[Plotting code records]
☆ ☆ ☆
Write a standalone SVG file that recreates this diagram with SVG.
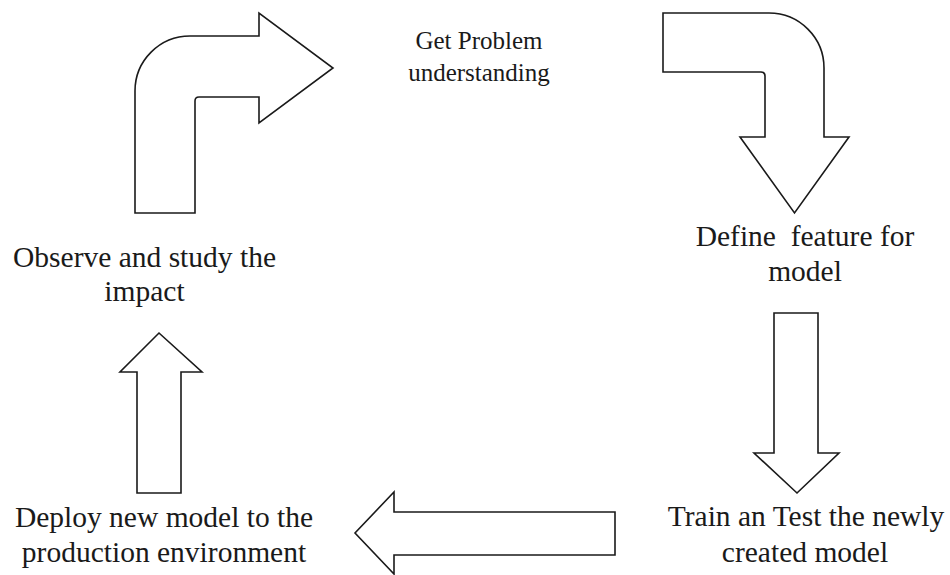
<svg xmlns="http://www.w3.org/2000/svg" width="950" height="575" viewBox="0 0 950 575">
  <style>
    .arrow { fill: #ffffff; stroke: #1a1a1a; stroke-width: 1.6; stroke-linejoin: miter; }
    .label { font-family: "Liberation Serif", "Times New Roman", serif; font-size: 29.5px; fill: #1a1a1a; text-anchor: middle; white-space: pre; }
    .label.small { font-size: 25px; }
  </style>
  <rect width="950" height="575" fill="#ffffff"/>

  <!-- Block arrows linking the steps of the cycle -->
  <g id="connectors">
    <!-- bent arrow: observe -> problem understanding -->
    <path class="arrow" d="M135,213 L135,91 A55,55 0 0 1 190,36 L259,36 L259,13 L333,68 L259,123 L259,97 L199,97 Q195,97 195,101 L195,213 Z"/>
    <!-- bent arrow: problem understanding -> define features -->
    <path class="arrow" d="M663,13 L769,13 A55,55 0 0 1 824,68 L824,137 L849,137 L794.5,213 L740,137 L765,137 L765,76 Q765,72 761,72 L663,72 Z"/>
    <!-- down arrow: define features -> train and test -->
    <path class="arrow" d="M774,313 L818,313 L818,453 L839,453 L797,493 L754,453 L774,453 Z"/>
    <!-- left arrow: train and test -> deploy -->
    <path class="arrow" d="M615,512 L615,555 L394,555 L394,574 L355,533 L394,492 L394,512 Z"/>
    <!-- up arrow: deploy -> observe -->
    <path class="arrow" d="M137,493 L137,372 L120,372 L159,333 L202,372 L181,372 L181,493 Z"/>
  </g>

  <g id="node-problem">
    <text class="label small" x="479" y="49">Get Problem</text>
    <text class="label small" x="479" y="81">understanding</text>
  </g>

  <g id="node-features">
    <text class="label" x="805" y="246">Define  feature for</text>
    <text class="label" x="805" y="281">model</text>
  </g>

  <g id="node-train">
    <text class="label" x="806" y="526">Train an Test the newly</text>
    <text class="label" x="805" y="562">created model</text>
  </g>

  <g id="node-deploy">
    <text class="label" x="164" y="527">Deploy new model to the</text>
    <text class="label" x="164" y="562">production environment</text>
  </g>

  <g id="node-observe">
    <text class="label" x="144.5" y="267">Observe and study the</text>
    <text class="label" x="144.5" y="301">impact</text>
  </g>
</svg>
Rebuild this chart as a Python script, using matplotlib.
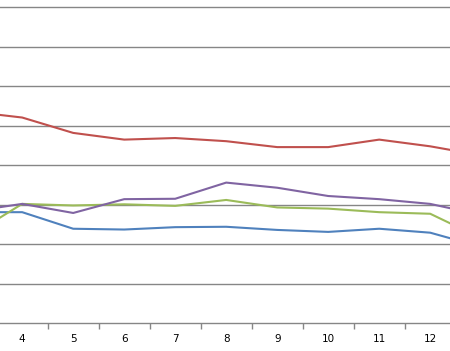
import matplotlib
matplotlib.use("Agg")
import matplotlib.pyplot as plt
from matplotlib.ticker import FixedLocator, NullFormatter

# categories (3 and 13 are only partly visible at the edges)
categories = [3, 4, 5, 6, 7, 8, 9, 10, 11, 12, 13]
red = [53.6, 52.1, 48.2, 46.5, 46.9, 46.1, 44.6, 44.6, 46.5, 44.8, 42.5]
purple = [28.3, 30.2, 27.9, 31.4, 31.5, 35.6, 34.3, 32.2, 31.4, 30.2, 27.4]
green = [22.2, 30.2, 29.8, 30.1, 29.7, 31.2, 29.3, 29.0, 28.1, 27.7, 21.5]
blue = [28.1, 28.1, 23.9, 23.7, 24.3, 24.4, 23.6, 23.1, 23.9, 22.9, 19.3]
tick_labels = ["4", "5", "6", "7", "8", "9", "10", "11", "12"]

fig = plt.figure(figsize=(4.5, 3.51), dpi=100)
ax = fig.add_axes([0, 28 / 351, 1, 323 / 351])

for vals, col in [(blue, "#4F81BD"), (red, "#C0504D"),
                  (green, "#9BBB59"), (purple, "#8064A2")]:
    ax.plot(categories, vals, color=col, lw=1.5, solid_joinstyle="round")

ax.set_xlim(3.565, 12.388)
ax.set_ylim(0, 81.9)

ax.set_yticks(range(10, 81, 10))
ax.yaxis.grid(True, color="#868686", lw=1)
ax.set_axisbelow(True)
ax.tick_params(axis="y", left=False, labelleft=False)

ax.xaxis.set_major_locator(FixedLocator([c + 0.5 for c in range(3, 13)]))
ax.xaxis.set_major_formatter(NullFormatter())
ax.xaxis.set_minor_locator(FixedLocator(range(4, 13)))
ax.set_xticklabels(tick_labels, minor=True)
ax.tick_params(axis="x", which="major", length=4, color="#868686", width=1)
ax.tick_params(axis="x", which="minor", length=0, pad=8, labelsize=7.5,
               labelcolor="#000000")

for side in ["top", "left", "right"]:
    ax.spines[side].set_visible(False)
ax.spines["bottom"].set_color("#868686")
ax.spines["bottom"].set_linewidth(1)

fig.savefig("out.png", dpi=100)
☆ ☆ ☆
Given exercise
Reproduce every record word for word. The copy must contain no pictures.

Answer to this task
Write a standalone SVG file that recreates this diagram with SVG.
<svg xmlns="http://www.w3.org/2000/svg" width="950" height="575" viewBox="0 0 950 575">
  <style>
    .arrow { fill: #ffffff; stroke: #1a1a1a; stroke-width: 1.6; stroke-linejoin: miter; }
    .label { font-family: "Liberation Serif", "Times New Roman", serif; font-size: 29.5px; fill: #1a1a1a; text-anchor: middle; white-space: pre; }
    .label.small { font-size: 25px; }
  </style>
  <rect width="950" height="575" fill="#ffffff"/>

  <!-- Block arrows linking the steps of the cycle -->
  <g id="connectors">
    <!-- bent arrow: observe -> problem understanding -->
    <path class="arrow" d="M135,213 L135,91 A55,55 0 0 1 190,36 L259,36 L259,13 L333,68 L259,123 L259,97 L199,97 Q195,97 195,101 L195,213 Z"/>
    <!-- bent arrow: problem understanding -> define features -->
    <path class="arrow" d="M663,13 L769,13 A55,55 0 0 1 824,68 L824,137 L849,137 L794.5,213 L740,137 L765,137 L765,76 Q765,72 761,72 L663,72 Z"/>
    <!-- down arrow: define features -> train and test -->
    <path class="arrow" d="M774,313 L818,313 L818,453 L839,453 L797,493 L754,453 L774,453 Z"/>
    <!-- left arrow: train and test -> deploy -->
    <path class="arrow" d="M615,512 L615,555 L394,555 L394,574 L355,533 L394,492 L394,512 Z"/>
    <!-- up arrow: deploy -> observe -->
    <path class="arrow" d="M137,493 L137,372 L120,372 L159,333 L202,372 L181,372 L181,493 Z"/>
  </g>

  <g id="node-problem">
    <text class="label small" x="479" y="49">Get Problem</text>
    <text class="label small" x="479" y="81">understanding</text>
  </g>

  <g id="node-features">
    <text class="label" x="805" y="246">Define  feature for</text>
    <text class="label" x="805" y="281">model</text>
  </g>

  <g id="node-train">
    <text class="label" x="806" y="526">Train an Test the newly</text>
    <text class="label" x="805" y="562">created model</text>
  </g>

  <g id="node-deploy">
    <text class="label" x="164" y="527">Deploy new model to the</text>
    <text class="label" x="164" y="562">production environment</text>
  </g>

  <g id="node-observe">
    <text class="label" x="144.5" y="267">Observe and study the</text>
    <text class="label" x="144.5" y="301">impact</text>
  </g>
</svg>
Rebuild this chart as a Python script, using matplotlib.
import matplotlib
matplotlib.use("Agg")
import matplotlib.pyplot as plt
from matplotlib.ticker import FixedLocator, NullFormatter

# categories (3 and 13 are only partly visible at the edges)
categories = [3, 4, 5, 6, 7, 8, 9, 10, 11, 12, 13]
red = [53.6, 52.1, 48.2, 46.5, 46.9, 46.1, 44.6, 44.6, 46.5, 44.8, 42.5]
purple = [28.3, 30.2, 27.9, 31.4, 31.5, 35.6, 34.3, 32.2, 31.4, 30.2, 27.4]
green = [22.2, 30.2, 29.8, 30.1, 29.7, 31.2, 29.3, 29.0, 28.1, 27.7, 21.5]
blue = [28.1, 28.1, 23.9, 23.7, 24.3, 24.4, 23.6, 23.1, 23.9, 22.9, 19.3]
tick_labels = ["4", "5", "6", "7", "8", "9", "10", "11", "12"]

fig = plt.figure(figsize=(4.5, 3.51), dpi=100)
ax = fig.add_axes([0, 28 / 351, 1, 323 / 351])

for vals, col in [(blue, "#4F81BD"), (red, "#C0504D"),
                  (green, "#9BBB59"), (purple, "#8064A2")]:
    ax.plot(categories, vals, color=col, lw=1.5, solid_joinstyle="round")

ax.set_xlim(3.565, 12.388)
ax.set_ylim(0, 81.9)

ax.set_yticks(range(10, 81, 10))
ax.yaxis.grid(True, color="#868686", lw=1)
ax.set_axisbelow(True)
ax.tick_params(axis="y", left=False, labelleft=False)

ax.xaxis.set_major_locator(FixedLocator([c + 0.5 for c in range(3, 13)]))
ax.xaxis.set_major_formatter(NullFormatter())
ax.xaxis.set_minor_locator(FixedLocator(range(4, 13)))
ax.set_xticklabels(tick_labels, minor=True)
ax.tick_params(axis="x", which="major", length=4, color="#868686", width=1)
ax.tick_params(axis="x", which="minor", length=0, pad=8, labelsize=7.5,
               labelcolor="#000000")

for side in ["top", "left", "right"]:
    ax.spines[side].set_visible(False)
ax.spines["bottom"].set_color("#868686")
ax.spines["bottom"].set_linewidth(1)

fig.savefig("out.png", dpi=100)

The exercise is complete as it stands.